Given problem = Copy out each line that includes the word "matplotlib".

Information shown =

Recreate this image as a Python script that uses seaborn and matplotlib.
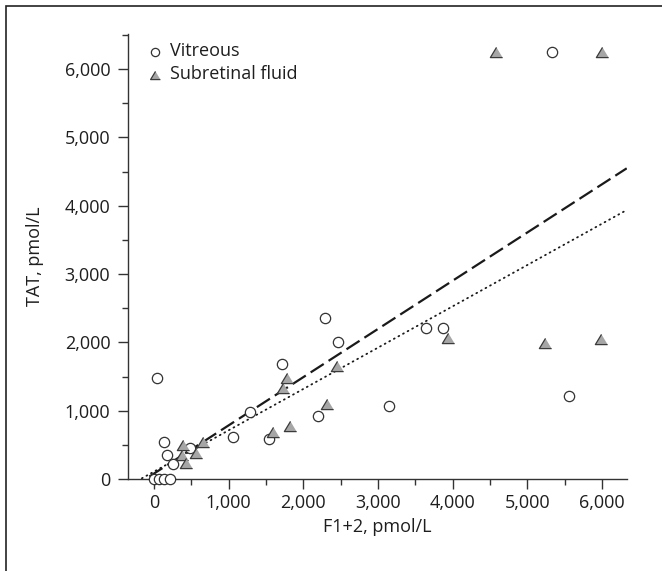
import matplotlib
matplotlib.use('Agg')
import matplotlib.pyplot as plt
import matplotlib.ticker as mticker
from matplotlib.patches import Rectangle
import seaborn as sns
import pandas as pd
import numpy as np

# values (F1+2 vs TAT, pmol/L)
vitreous_f12 = [5330, 3644, 3867, 5563, 3150, 39, 2292, 2470, 1722, 2202,
                1542, 1281, 1065, 139, 172, 250, 480, 0, 70, 140, 215]
vitreous_tat = [6250, 2206, 2206, 1222, 1065, 1482, 2352, 2012, 1688, 922,
                581, 988, 620, 542, 351, 225, 458, 0, 0, 0, 0]
srf_f12 = [4580, 6000, 3934, 5240, 5990, 1781, 1730, 2454, 2323, 1818,
           1596, 393, 654, 377, 563, 431]
srf_tat = [6250, 6250, 2070, 1990, 2056, 1484, 1334, 1659, 1095, 778,
           683, 498, 546, 346, 376, 230]

# fitted regression lines (slope, intercept, x-range)
srf_fit = (0.706, 79, [-60, 6330])
vit_fit = (0.605, 108, [-160, 6330])

df = pd.DataFrame({
    'f12': vitreous_f12 + srf_f12,
    'tat': vitreous_tat + srf_tat,
    'group': ['Vitreous'] * len(vitreous_f12) + ['Subretinal fluid'] * len(srf_f12),
})

sns.set_style('ticks')
plt.rcParams['font.family'] = ['Open Sans', 'DejaVu Sans']
FS = 13
TXT = '#1e1e1e'

fig = plt.figure(figsize=(6.62, 5.71), dpi=100)
ax = fig.add_axes([0.194, 0.161, 0.7527, 0.779])

# figure border (right/bottom edges fall outside the picture)
fig.patches.append(Rectangle((6 / 662, -0.05), 1.2, 1.05 - 6 / 571,
                             transform=fig.transFigure, fill=False,
                             edgecolor='#222222', linewidth=1.2, zorder=0))

slope, icpt, xr = srf_fit
xs = np.array(xr)
ax.plot(xs, slope * xs + icpt, color='#1a1a1a', lw=1.6,
        dashes=(7, 2.6), zorder=2)
slope, icpt, xr = vit_fit
xs = np.array(xr)
ax.plot(xs, slope * xs + icpt, color='#1a1a1a', lw=1.3,
        dashes=(0.5, 2.4), dash_capstyle='round', zorder=2)

tri = [(0, 0.83), (-1, -0.83), (1, -0.83)]
sns.scatterplot(data=df[df.group == 'Vitreous'], x='f12', y='tat', marker='o',
                s=55, color='white', edgecolor='#333333', linewidth=0.9,
                ax=ax, zorder=3, clip_on=False, label='Vitreous')
sns.scatterplot(data=df[df.group == 'Subretinal fluid'], x='f12', y='tat',
                marker=tri, s=78, color='#a6a6a6', edgecolor='#3a3a3a',
                linewidth=0.9, ax=ax, zorder=3, clip_on=False,
                label='Subretinal fluid')

ax.set_xlim(-340, 6330)
ax.set_ylim(0, 6510)
ax.xaxis.set_major_locator(mticker.MultipleLocator(1000))
ax.xaxis.set_minor_locator(mticker.MultipleLocator(500))
ax.yaxis.set_major_locator(mticker.MultipleLocator(1000))
ax.yaxis.set_minor_locator(mticker.MultipleLocator(500))
fmt = mticker.FuncFormatter(lambda v, p: f'{v:,.0f}')
ax.xaxis.set_major_formatter(fmt)
ax.yaxis.set_major_formatter(fmt)
ax.tick_params(which='major', length=7, width=1, color='#333333',
               labelsize=FS, labelcolor=TXT)
ax.tick_params(axis='x', which='major', pad=4)
ax.tick_params(axis='y', which='major', pad=6)
ax.tick_params(which='minor', length=4, width=1, color='#333333')
for s in ['left', 'bottom']:
    ax.spines[s].set_color('#333333')
    ax.spines[s].set_linewidth(1)
sns.despine(ax=ax)

ax.set_xlabel('F1+2, pmol/L', fontsize=FS, color=TXT, labelpad=4)
ax.set_ylabel('TAT, pmol/L', fontsize=FS, color=TXT, labelpad=15)

ax.legend(loc='upper left', bbox_to_anchor=(19 / 498, 0.982), frameon=False,
          fontsize=FS, markerscale=0.8, handletextpad=0.45, labelspacing=0.28,
          handlelength=0.8, borderaxespad=0, borderpad=0,
          labelcolor=TXT)

fig.savefig('out.png', dpi=100)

Worked answer =
Recreate this image as a Python script that uses seaborn and matplotlib.
import matplotlib
matplotlib.use('Agg')
import matplotlib.pyplot as plt
import matplotlib.ticker as mticker
from matplotlib.patches import Rectangle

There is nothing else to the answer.